* Problem statement *
Your answer should be a single number: how many lines in the data below hold the string "Give".

* Stored records *

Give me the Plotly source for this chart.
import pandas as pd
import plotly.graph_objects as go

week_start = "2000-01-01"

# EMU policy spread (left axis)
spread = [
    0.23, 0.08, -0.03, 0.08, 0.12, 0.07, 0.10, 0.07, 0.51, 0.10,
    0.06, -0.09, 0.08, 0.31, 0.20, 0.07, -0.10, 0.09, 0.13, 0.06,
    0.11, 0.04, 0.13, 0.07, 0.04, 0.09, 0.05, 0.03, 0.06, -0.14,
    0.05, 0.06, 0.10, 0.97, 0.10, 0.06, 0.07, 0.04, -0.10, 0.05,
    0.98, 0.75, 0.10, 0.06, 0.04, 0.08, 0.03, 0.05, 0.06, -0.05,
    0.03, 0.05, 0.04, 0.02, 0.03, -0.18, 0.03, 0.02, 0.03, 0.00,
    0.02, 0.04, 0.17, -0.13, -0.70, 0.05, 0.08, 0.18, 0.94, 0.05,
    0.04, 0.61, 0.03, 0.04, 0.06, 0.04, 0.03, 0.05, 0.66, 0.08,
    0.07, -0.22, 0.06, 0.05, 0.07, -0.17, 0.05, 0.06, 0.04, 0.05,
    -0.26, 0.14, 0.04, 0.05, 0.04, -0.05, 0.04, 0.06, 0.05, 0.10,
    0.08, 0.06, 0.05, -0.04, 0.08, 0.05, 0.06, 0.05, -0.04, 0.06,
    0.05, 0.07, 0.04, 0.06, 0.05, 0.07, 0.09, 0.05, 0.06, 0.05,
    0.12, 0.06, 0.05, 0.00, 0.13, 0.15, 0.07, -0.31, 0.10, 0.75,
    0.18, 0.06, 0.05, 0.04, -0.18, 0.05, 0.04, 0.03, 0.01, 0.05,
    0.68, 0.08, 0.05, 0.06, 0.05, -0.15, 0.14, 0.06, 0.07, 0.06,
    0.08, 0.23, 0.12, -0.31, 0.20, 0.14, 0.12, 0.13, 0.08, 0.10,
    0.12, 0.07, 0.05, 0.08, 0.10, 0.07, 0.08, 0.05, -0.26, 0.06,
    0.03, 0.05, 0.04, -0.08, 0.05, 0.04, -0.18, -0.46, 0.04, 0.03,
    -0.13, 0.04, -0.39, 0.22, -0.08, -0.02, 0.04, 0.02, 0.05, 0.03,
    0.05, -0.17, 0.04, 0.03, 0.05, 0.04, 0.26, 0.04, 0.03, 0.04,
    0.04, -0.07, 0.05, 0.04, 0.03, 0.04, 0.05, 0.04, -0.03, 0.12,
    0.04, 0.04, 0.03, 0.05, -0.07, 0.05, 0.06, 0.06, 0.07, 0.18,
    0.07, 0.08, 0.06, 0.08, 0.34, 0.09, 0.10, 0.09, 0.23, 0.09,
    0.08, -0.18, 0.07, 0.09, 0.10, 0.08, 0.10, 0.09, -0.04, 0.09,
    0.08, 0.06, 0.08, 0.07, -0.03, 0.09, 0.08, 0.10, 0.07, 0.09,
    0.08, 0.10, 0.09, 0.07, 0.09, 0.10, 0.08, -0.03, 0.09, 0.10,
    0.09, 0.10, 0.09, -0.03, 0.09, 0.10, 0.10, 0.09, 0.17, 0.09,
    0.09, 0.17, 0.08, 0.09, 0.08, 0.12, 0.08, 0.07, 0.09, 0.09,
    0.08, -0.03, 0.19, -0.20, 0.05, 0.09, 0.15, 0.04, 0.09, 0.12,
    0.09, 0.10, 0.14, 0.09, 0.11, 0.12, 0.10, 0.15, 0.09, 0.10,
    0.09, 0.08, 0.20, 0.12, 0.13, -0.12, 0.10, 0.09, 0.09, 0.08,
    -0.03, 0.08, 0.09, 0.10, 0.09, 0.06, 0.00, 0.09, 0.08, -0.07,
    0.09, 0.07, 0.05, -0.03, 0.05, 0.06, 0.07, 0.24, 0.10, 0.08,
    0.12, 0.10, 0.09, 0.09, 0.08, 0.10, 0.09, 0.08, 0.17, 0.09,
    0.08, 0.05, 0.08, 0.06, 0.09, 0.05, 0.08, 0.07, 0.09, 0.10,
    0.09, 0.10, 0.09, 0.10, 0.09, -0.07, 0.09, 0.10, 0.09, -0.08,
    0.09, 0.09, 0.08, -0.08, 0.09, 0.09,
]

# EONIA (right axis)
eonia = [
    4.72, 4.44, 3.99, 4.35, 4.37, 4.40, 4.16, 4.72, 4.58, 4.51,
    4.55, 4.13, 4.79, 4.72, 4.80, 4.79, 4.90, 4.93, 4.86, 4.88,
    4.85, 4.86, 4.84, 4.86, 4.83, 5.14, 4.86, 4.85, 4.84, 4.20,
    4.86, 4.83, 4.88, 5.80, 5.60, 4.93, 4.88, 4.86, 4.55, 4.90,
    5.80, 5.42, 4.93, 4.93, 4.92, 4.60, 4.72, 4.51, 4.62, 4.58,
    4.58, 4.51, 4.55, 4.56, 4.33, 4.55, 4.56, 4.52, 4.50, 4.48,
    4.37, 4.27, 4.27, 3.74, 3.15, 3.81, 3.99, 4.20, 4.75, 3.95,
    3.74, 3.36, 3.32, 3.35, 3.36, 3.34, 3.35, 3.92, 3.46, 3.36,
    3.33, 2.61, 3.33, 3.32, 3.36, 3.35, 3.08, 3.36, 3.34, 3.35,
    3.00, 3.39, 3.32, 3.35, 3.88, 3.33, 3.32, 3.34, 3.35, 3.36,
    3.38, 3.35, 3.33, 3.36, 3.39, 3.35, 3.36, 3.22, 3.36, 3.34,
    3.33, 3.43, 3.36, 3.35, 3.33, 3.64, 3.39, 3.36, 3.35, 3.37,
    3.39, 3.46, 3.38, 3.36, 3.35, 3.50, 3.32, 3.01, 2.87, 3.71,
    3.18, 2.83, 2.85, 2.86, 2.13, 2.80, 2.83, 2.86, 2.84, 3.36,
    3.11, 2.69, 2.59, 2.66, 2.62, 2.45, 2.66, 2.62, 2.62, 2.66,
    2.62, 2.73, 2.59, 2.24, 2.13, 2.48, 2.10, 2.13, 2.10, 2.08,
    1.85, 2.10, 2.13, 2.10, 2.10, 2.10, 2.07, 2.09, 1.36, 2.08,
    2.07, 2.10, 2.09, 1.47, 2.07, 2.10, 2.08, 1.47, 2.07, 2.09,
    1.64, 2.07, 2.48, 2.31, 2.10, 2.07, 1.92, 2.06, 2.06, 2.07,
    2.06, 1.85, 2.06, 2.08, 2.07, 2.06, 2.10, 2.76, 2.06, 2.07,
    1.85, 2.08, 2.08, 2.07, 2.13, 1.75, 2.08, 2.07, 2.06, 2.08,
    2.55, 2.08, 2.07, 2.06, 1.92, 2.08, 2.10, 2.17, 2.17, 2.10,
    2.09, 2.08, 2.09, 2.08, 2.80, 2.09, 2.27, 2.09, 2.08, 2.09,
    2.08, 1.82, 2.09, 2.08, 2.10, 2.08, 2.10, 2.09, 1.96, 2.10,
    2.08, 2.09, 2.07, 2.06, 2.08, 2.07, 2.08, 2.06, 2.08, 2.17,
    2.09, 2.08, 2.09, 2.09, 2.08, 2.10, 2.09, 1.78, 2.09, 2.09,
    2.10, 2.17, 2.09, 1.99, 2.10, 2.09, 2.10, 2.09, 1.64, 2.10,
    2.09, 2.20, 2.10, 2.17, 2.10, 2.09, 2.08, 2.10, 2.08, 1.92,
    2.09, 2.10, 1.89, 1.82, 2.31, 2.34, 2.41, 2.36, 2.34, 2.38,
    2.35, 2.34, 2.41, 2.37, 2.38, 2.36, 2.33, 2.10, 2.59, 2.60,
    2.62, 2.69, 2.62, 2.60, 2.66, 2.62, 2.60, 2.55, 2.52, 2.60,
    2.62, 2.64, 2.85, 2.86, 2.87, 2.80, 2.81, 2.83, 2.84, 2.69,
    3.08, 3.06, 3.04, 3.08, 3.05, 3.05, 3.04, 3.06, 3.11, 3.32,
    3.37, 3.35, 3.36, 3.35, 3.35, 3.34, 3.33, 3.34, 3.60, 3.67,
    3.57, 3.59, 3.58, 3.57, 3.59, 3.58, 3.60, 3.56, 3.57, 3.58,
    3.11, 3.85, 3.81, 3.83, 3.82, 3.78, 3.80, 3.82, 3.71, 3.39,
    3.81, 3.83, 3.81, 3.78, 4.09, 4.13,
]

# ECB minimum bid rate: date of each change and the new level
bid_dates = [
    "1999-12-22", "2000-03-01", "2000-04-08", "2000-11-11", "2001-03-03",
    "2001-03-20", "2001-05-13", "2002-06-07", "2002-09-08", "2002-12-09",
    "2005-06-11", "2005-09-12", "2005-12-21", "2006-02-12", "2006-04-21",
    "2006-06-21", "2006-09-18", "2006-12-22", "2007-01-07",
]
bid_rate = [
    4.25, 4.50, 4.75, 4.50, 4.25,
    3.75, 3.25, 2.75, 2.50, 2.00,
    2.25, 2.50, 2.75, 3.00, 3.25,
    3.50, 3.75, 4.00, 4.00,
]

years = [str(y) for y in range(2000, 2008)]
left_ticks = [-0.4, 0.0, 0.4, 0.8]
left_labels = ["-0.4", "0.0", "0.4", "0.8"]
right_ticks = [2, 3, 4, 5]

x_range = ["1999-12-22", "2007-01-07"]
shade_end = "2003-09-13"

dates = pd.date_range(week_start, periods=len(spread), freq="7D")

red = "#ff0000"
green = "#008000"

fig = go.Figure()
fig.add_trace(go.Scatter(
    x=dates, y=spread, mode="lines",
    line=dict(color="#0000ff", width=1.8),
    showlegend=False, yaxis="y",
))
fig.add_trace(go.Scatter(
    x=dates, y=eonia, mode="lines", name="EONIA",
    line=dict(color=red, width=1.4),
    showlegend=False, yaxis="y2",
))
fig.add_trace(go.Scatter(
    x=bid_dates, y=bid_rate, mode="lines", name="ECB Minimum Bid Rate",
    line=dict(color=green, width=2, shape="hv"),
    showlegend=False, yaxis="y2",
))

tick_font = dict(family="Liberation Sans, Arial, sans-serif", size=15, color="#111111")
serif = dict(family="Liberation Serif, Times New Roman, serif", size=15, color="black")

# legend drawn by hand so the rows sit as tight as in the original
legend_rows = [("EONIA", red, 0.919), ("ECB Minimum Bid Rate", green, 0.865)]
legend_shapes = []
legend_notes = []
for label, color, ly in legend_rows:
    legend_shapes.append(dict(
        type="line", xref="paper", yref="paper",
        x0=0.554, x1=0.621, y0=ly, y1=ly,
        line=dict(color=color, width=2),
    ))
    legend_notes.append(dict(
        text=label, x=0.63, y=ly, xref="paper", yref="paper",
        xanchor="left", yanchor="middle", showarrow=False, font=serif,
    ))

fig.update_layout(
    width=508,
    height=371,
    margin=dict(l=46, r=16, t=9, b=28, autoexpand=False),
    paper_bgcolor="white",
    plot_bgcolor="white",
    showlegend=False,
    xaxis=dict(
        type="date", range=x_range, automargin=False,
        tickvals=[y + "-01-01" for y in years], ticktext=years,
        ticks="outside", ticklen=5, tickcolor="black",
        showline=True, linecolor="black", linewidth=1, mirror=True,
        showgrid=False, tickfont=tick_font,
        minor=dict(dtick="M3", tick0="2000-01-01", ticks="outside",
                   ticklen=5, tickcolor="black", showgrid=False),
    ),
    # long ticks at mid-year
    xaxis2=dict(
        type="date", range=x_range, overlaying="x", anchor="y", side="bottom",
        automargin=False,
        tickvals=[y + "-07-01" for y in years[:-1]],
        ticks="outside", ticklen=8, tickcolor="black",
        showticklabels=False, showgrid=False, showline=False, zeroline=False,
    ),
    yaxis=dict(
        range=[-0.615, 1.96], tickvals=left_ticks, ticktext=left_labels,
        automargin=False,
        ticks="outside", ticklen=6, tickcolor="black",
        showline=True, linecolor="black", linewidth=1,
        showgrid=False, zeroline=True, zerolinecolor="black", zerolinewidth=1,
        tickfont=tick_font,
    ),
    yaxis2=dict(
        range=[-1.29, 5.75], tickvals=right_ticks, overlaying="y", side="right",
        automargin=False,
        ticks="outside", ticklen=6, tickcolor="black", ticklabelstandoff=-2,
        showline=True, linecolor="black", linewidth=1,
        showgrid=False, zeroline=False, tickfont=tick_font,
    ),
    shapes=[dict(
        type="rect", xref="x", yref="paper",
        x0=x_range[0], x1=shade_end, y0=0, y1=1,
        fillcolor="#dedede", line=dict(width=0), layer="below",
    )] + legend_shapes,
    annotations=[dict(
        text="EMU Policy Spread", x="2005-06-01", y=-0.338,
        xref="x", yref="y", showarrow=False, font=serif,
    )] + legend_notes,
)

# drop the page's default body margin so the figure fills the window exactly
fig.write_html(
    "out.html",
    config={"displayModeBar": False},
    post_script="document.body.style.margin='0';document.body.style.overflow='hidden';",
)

--

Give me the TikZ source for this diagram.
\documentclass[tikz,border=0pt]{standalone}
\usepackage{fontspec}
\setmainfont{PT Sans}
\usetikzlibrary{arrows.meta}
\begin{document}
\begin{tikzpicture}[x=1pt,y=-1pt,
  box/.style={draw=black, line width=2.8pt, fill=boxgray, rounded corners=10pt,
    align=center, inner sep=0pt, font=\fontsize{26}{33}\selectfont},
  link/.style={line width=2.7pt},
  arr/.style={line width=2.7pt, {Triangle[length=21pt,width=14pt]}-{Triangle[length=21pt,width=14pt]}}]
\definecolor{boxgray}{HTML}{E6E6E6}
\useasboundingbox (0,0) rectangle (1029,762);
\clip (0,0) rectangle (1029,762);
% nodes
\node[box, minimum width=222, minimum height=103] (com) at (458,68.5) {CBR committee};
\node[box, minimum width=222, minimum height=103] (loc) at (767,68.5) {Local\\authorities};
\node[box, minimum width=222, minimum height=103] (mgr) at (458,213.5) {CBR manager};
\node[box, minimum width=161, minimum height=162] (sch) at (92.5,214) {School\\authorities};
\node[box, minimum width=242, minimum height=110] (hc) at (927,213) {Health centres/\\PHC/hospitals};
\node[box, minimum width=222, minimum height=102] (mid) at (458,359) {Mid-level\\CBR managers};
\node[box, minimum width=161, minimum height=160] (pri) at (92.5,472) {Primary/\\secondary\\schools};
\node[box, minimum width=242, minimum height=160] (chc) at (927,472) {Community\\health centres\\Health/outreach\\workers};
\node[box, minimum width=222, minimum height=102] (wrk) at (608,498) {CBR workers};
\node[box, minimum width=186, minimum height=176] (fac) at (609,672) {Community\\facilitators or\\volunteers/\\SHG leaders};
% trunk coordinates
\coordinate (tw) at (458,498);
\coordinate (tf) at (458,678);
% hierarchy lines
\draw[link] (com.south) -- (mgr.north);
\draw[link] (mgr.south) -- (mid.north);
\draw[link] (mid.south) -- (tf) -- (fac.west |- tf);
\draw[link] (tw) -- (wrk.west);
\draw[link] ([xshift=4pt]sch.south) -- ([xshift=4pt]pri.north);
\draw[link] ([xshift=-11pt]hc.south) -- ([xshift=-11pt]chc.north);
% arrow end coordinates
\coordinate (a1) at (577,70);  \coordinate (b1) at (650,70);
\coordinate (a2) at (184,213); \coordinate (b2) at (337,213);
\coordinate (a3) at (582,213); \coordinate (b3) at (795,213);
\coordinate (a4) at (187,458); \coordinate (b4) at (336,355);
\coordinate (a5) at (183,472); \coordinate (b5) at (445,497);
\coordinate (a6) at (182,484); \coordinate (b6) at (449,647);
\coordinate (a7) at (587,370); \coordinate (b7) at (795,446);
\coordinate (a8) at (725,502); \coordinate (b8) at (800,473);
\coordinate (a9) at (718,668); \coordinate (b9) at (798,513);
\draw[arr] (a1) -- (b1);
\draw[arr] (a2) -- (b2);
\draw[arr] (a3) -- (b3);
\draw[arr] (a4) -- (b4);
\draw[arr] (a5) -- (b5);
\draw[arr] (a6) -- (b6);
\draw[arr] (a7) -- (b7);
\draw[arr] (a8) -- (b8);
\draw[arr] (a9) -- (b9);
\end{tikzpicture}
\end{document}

* * *

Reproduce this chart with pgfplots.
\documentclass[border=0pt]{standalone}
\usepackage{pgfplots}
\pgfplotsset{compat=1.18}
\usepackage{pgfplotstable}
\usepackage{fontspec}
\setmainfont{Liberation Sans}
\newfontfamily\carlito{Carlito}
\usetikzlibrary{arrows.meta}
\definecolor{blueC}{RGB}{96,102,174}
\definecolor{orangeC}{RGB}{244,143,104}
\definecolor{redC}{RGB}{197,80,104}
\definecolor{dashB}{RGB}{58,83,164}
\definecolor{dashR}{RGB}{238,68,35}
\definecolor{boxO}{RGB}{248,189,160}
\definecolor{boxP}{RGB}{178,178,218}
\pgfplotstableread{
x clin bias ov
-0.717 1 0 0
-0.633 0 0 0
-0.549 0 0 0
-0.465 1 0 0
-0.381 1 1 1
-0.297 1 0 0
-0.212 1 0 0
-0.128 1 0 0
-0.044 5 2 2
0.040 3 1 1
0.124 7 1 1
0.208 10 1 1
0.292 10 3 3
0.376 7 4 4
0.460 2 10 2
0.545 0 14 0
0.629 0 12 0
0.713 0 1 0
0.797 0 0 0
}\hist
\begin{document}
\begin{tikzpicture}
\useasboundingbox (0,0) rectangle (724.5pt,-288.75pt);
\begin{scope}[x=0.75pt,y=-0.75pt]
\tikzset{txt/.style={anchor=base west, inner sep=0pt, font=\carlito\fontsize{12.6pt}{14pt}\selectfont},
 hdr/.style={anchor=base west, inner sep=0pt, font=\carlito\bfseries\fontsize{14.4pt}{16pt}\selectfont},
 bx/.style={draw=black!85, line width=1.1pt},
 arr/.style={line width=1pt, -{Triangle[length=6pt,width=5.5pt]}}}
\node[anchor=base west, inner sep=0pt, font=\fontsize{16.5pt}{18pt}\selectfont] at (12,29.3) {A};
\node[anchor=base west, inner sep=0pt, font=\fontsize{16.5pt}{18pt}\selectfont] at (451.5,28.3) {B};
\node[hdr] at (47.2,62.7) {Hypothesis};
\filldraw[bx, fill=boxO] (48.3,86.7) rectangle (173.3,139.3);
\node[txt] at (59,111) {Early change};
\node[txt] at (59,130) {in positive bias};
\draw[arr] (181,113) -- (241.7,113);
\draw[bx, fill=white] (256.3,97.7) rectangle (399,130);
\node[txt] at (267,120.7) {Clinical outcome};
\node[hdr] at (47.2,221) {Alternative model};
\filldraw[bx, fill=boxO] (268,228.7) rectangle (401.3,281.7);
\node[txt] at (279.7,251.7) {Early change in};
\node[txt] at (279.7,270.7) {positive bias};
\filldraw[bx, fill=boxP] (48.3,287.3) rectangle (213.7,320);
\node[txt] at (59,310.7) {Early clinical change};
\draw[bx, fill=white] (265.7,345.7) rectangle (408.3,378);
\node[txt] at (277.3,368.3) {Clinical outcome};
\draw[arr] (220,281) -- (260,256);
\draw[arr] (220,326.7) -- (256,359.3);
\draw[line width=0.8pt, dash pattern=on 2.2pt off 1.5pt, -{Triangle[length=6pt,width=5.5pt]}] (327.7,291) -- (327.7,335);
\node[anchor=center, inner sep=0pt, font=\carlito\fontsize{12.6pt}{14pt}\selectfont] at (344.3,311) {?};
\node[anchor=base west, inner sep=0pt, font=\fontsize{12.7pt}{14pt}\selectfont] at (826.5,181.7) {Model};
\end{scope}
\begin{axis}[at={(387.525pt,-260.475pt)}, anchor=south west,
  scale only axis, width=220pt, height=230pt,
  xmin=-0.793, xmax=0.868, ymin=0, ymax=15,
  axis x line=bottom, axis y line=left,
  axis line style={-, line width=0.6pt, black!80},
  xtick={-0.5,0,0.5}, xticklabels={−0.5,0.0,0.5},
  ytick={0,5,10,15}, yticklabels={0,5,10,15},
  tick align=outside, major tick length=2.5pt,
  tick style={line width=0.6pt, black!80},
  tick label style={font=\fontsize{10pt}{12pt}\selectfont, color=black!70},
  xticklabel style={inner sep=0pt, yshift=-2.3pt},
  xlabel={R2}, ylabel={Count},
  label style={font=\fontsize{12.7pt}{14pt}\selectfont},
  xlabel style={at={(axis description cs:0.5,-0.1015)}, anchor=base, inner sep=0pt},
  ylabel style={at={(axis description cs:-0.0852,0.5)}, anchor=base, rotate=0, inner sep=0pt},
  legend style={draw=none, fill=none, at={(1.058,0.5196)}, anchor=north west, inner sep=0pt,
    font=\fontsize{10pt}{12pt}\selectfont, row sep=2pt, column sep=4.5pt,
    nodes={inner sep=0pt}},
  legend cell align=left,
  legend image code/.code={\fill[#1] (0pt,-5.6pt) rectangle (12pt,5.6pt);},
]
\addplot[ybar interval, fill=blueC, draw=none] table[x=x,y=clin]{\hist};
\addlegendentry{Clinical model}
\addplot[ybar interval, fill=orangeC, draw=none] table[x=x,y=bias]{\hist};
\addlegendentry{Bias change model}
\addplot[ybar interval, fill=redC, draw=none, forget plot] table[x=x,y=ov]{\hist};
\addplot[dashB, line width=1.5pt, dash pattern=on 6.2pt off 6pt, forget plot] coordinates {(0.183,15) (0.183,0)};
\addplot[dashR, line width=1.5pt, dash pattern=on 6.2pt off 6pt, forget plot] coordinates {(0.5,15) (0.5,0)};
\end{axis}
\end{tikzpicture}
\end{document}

* Full output *
2